→ **Goal**:
Pictures stay out of this copy; please retype only the lines from the start of the records through the line with "ax = fig.add_axes([0.0834, 0.1256, 0.9166, 0.8149])".

** start Supplied records **

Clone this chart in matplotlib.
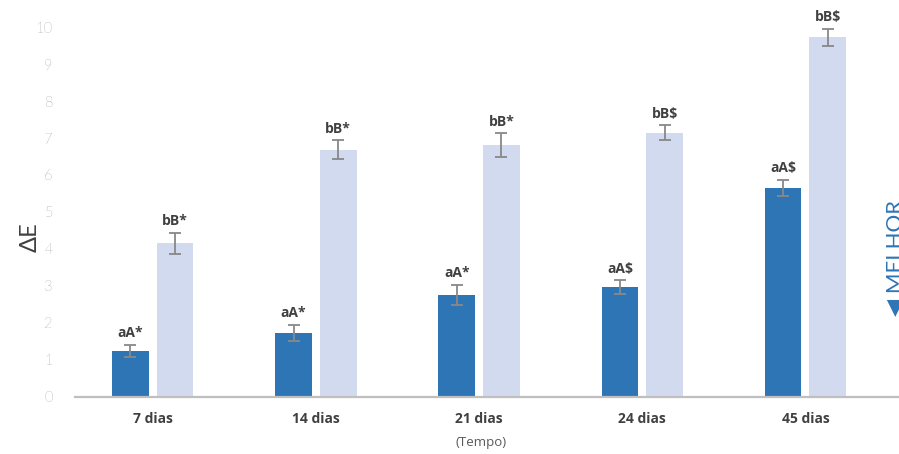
import numpy as np
import matplotlib.pyplot as plt

categorias = ['7 dias', '14 dias', '21 dias', '24 dias', '45 dias']
serie_a = [1.25, 1.73, 2.76, 2.97, 5.65]
erro_a = [0.16, 0.22, 0.28, 0.18, 0.22]
serie_b = [4.15, 6.68, 6.81, 7.14, 9.72]
erro_b = [0.29, 0.26, 0.32, 0.20, 0.23]
rotulos_a = ['aA*', 'aA*', 'aA*', 'aA$', 'aA$']
rotulos_b = ['bB*', 'bB*', 'bB*', 'bB$', 'bB$']

azul = '#2E75B6'
claro = '#D1DAEE'

fig = plt.figure(figsize=(8.99, 4.54), dpi=100)
ax = fig.add_axes([0.0834, 0.1256, 0.9166, 0.8149])

x = np.arange(len(categorias))
w = 0.225
off = 0.137
ax.bar(x - off, serie_a, w, color=azul, zorder=2)
ax.bar(x + off, serie_b, w, color=claro, zorder=2)
ax.errorbar(x - off, serie_a, yerr=erro_a, fmt='none', ecolor='#888888',
            elinewidth=1.3, capsize=4, capthick=1.3, zorder=3)
ax.errorbar(x + off, serie_b, yerr=erro_b, fmt='none', ecolor='#888888',
            elinewidth=1.3, capsize=4, capthick=1.3, zorder=3)

for i in range(len(categorias)):
    ax.text(x[i] - off, serie_a[i] + erro_a[i] + 0.12, rotulos_a[i], ha='center',
            va='bottom', fontsize=10, fontweight='bold', color='#404040', family='Open Sans')
    ax.text(x[i] + off, serie_b[i] + erro_b[i] + 0.12, rotulos_b[i], ha='center',
            va='bottom', fontsize=10, fontweight='bold', color='#404040', family='Open Sans')

ax.set_xlim(-0.476, 4.573)
ax.set_ylim(0, 10)
ax.set_yticks(range(0, 11))
ax.set_xticks(x)
ax.set_xticklabels(categorias, fontsize=10, fontweight='bold', color='#404040', family='Open Sans')
for lab in ax.get_yticklabels():
    lab.set_family('Lato')
    lab.set_fontweight('light')
ax.tick_params(axis='y', length=0, labelsize=10.5, labelcolor='#595959', pad=16)
ax.tick_params(axis='x', length=0, pad=11)
for s in ['top', 'right', 'left']:
    ax.spines[s].set_visible(False)
ax.spines['bottom'].set_color('#BFBFBF')
ax.spines['bottom'].set_linewidth(1.6)

fig.text(0.033, 0.478, 'ΔE', rotation=90, ha='center', va='center',
         fontsize=17, color='#404040', family='Lato')
fig.text(0.535, 0.012, '(Tempo)', ha='center', va='bottom', fontsize=9.5,
         color='#595959', family='Open Sans')
fig.text(0.996, 0.305, '◀ MELHOR', rotation=90, ha='center', va='bottom',
         fontsize=16, color=azul, family=['Lato', 'DejaVu Sans'])

fig.savefig('out.png', dpi=100)
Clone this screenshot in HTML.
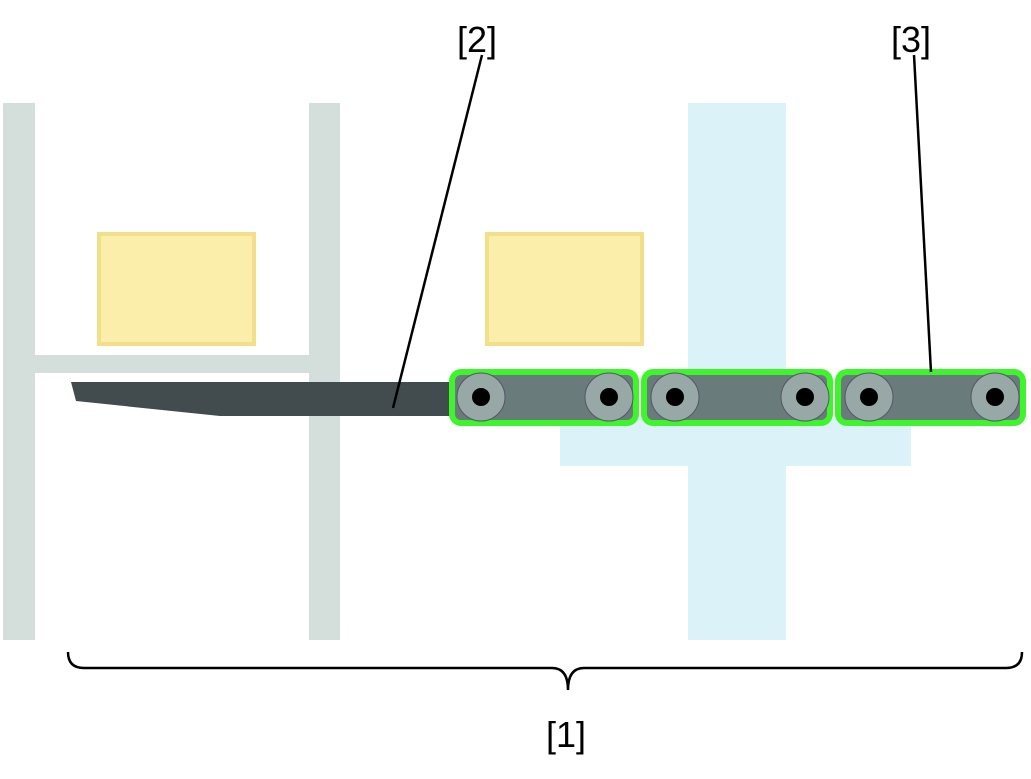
<!DOCTYPE html>
<html><head><style>body{margin:0;background:#fff}</style></head><body>
<svg width="1031" height="774" xmlns="http://www.w3.org/2000/svg" font-family="Liberation Sans, sans-serif">
<rect x="3" y="103" width="32" height="537" fill="#d4dfdc"/>
<rect x="309" y="103" width="31" height="537" fill="#d4dfdc"/>
<rect x="35" y="355" width="274" height="18" fill="#d4dfdc"/>
<rect x="688" y="103" width="98" height="537" fill="#dbf2f9"/>
<rect x="560" y="418" width="351" height="48" fill="#dbf2f9"/>
<rect x="99" y="234" width="155" height="110" fill="#fbeeaa" stroke="#f3df8a" stroke-width="4"/>
<rect x="487" y="234" width="155" height="110" fill="#fbeeaa" stroke="#f3df8a" stroke-width="4"/>
<polygon points="71,382 452,382 452,416 220,416 76,401" fill="#424c4f"/>
<g>
<rect x="452" y="372" width="184" height="51" rx="9" fill="#6a7b7b" stroke="#3ef52c" stroke-width="6"/>
<rect x="644" y="372" width="186" height="51" rx="9" fill="#6a7b7b" stroke="#3ef52c" stroke-width="6"/>
<rect x="838" y="372" width="185" height="51" rx="9" fill="#6a7b7b" stroke="#3ef52c" stroke-width="6"/>
</g>
<g fill="#97a8a6" stroke="#556" stroke-width="1">
<circle cx="481" cy="397" r="24"/><circle cx="609" cy="397" r="24"/>
<circle cx="675" cy="397" r="24"/><circle cx="805" cy="397" r="24"/>
<circle cx="869" cy="397" r="24"/><circle cx="995" cy="397" r="24"/>
</g>
<g fill="#000">
<circle cx="481" cy="397" r="9"/><circle cx="609" cy="397" r="9"/>
<circle cx="675" cy="397" r="9"/><circle cx="805" cy="397" r="9"/>
<circle cx="869" cy="397" r="9"/><circle cx="995" cy="397" r="9"/>
</g>
<line x1="482" y1="55" x2="393" y2="408" stroke="#000" stroke-width="2.5"/>
<line x1="914" y1="55" x2="931" y2="372" stroke="#000" stroke-width="2.5"/>
<path d="M68,652 Q68,668 84,668 L552,668 Q568,668 568,690 Q568,668 584,668 L1006,668 Q1022,668 1022,652" fill="none" stroke="#000" stroke-width="2.5"/>
<g font-size="36" text-anchor="middle" fill="#000">
<text x="477" y="52">[2]</text>
<text x="911" y="52">[3]</text>
<text x="566" y="747">[1]</text>
</g>
</svg>
</body></html>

** end Supplied records **

→ **The solution**:
Clone this chart in matplotlib.
import numpy as np
import matplotlib.pyplot as plt

categorias = ['7 dias', '14 dias', '21 dias', '24 dias', '45 dias']
serie_a = [1.25, 1.73, 2.76, 2.97, 5.65]
erro_a = [0.16, 0.22, 0.28, 0.18, 0.22]
serie_b = [4.15, 6.68, 6.81, 7.14, 9.72]
erro_b = [0.29, 0.26, 0.32, 0.20, 0.23]
rotulos_a = ['aA*', 'aA*', 'aA*', 'aA$', 'aA$']
rotulos_b = ['bB*', 'bB*', 'bB*', 'bB$', 'bB$']

azul = '#2E75B6'
claro = '#D1DAEE'

fig = plt.figure(figsize=(8.99, 4.54), dpi=100)
ax = fig.add_axes([0.0834, 0.1256, 0.9166, 0.8149])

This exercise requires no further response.